Het gemeentehuis van Leeuwarden is verdeeld over een kleinschalige, historische bebouwing. In het boogvormige gebouw aan de westzijde bevindt zich het bestuursgebouw met op de begane grond de belangrijkste baliefuncties. Dit gebouw is met bruggen verbonden aan het oostelijk gelegen carré-vormige kantorenblok, waarvan de eerste verdieping als eerste werd verbouwd.
Om optimaal te voldoen aan de grote wens van gemeente Leeuwarden – een maximaal circulaire aanpak – bereidde Lont zich intensief voor op het renovatieproject. In samenwerking met opdrachtgever en partners inventariseerde zij de herbruikbare materialen in het gemeentehuis. “Dat bleken er behoorlijk veel te zijn”, merkt Jorrit van der Veen, projectleider van Lont, op. “Het isolatiemateriaal van de binnenwanden is gedemonteerd en teruggeplaatst. De binnendeuren en kozijnen zijn opgeknapt en hergebruikt en de gipsen binnenwanden zijn opnieuw gebruikt.”
Regelmatig vroeg de circulaire aanpak extra tijd en aandacht. “Het was goed dat het hergebruik in de voorbereidende fase uitgebreid was besproken. Dit zorgde voor draagkracht op de werkvloer en doorzettingsvermogen als het tegenzat.” Tegelijkertijd zorgde het voor passie en motivatie. “Ten tijde van de uitvraag waren we bij een ander project bezig, waar we systeemplafonds konden oogsten, die anders in de container waren beland. We hebben tweedehands tapijttegels, een oude sporthalvloer en houten gevelbekleding op de kop kunnen tikken. Dit zette iedereen aan het denken. Het gevoel van ‘Waar beginnen we aan?’ veranderde in ‘Wat zit er nog veel waarde in!’”

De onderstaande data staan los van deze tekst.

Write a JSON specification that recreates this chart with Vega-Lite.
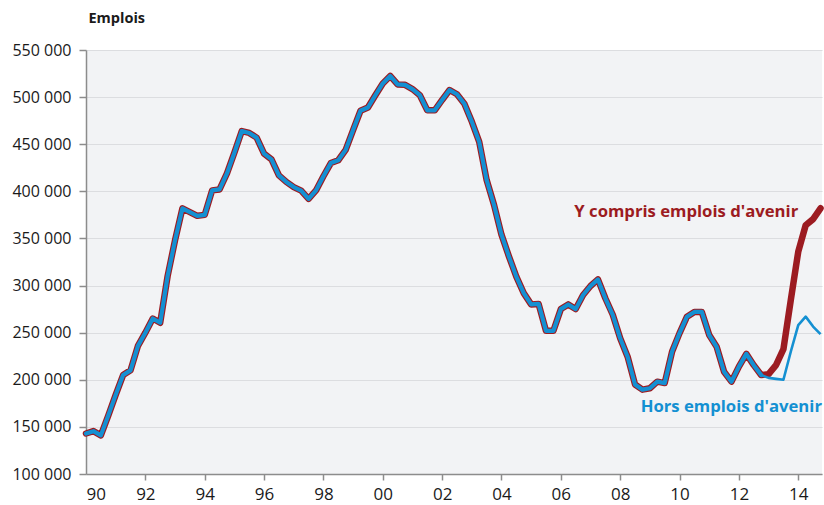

Rijst natuurlijk wel de vraag of de gerecyclede materialen het kantoorpand een nieuw en eigentijds elan kunnen geven. Waren deze ook op esthetische gebied klaar voor hun tweede leven? “Alle geoogste materialen zijn gereinigd, opgeknapt of geschilderd”, vertelt Van der Veen hierover. “Daarna verkeerden ze weer in een zo goed mogelijke staat. Bij de tapijttegels is ervoor gekozen om de kleuren door elkaar te gebruiken. Zo werd zichtbaar dat de tegels werden hergebruikt, terwijl de imperfectie juist zorgde voor een artistiek geheel. We werden er ook zelf steeds beter in. Zo hebben we een partij sloophout aangekocht, waarmee we alle benodigde nieuwe binnenkozijnen hebben gemaakt. Deze zijn gemonteerd met behoud van spijkergaten en beschadigingen.”
Om van de medewerkers van het gemeentehuis maximaal begrip te krijgen voor de overlast – ‘Helaas, dat kunnen we niet voorkomen’ – stelde Lont hen zo goed mogelijk op de hoogte van de werkzaamheden. Dit gebeurde onder andere door een rondleiding over de bouwplaats, zodat iedereen met eigen ogen kon zien wat er al was gebeurd. “De reacties waren zonder uitzondering enthousiast.”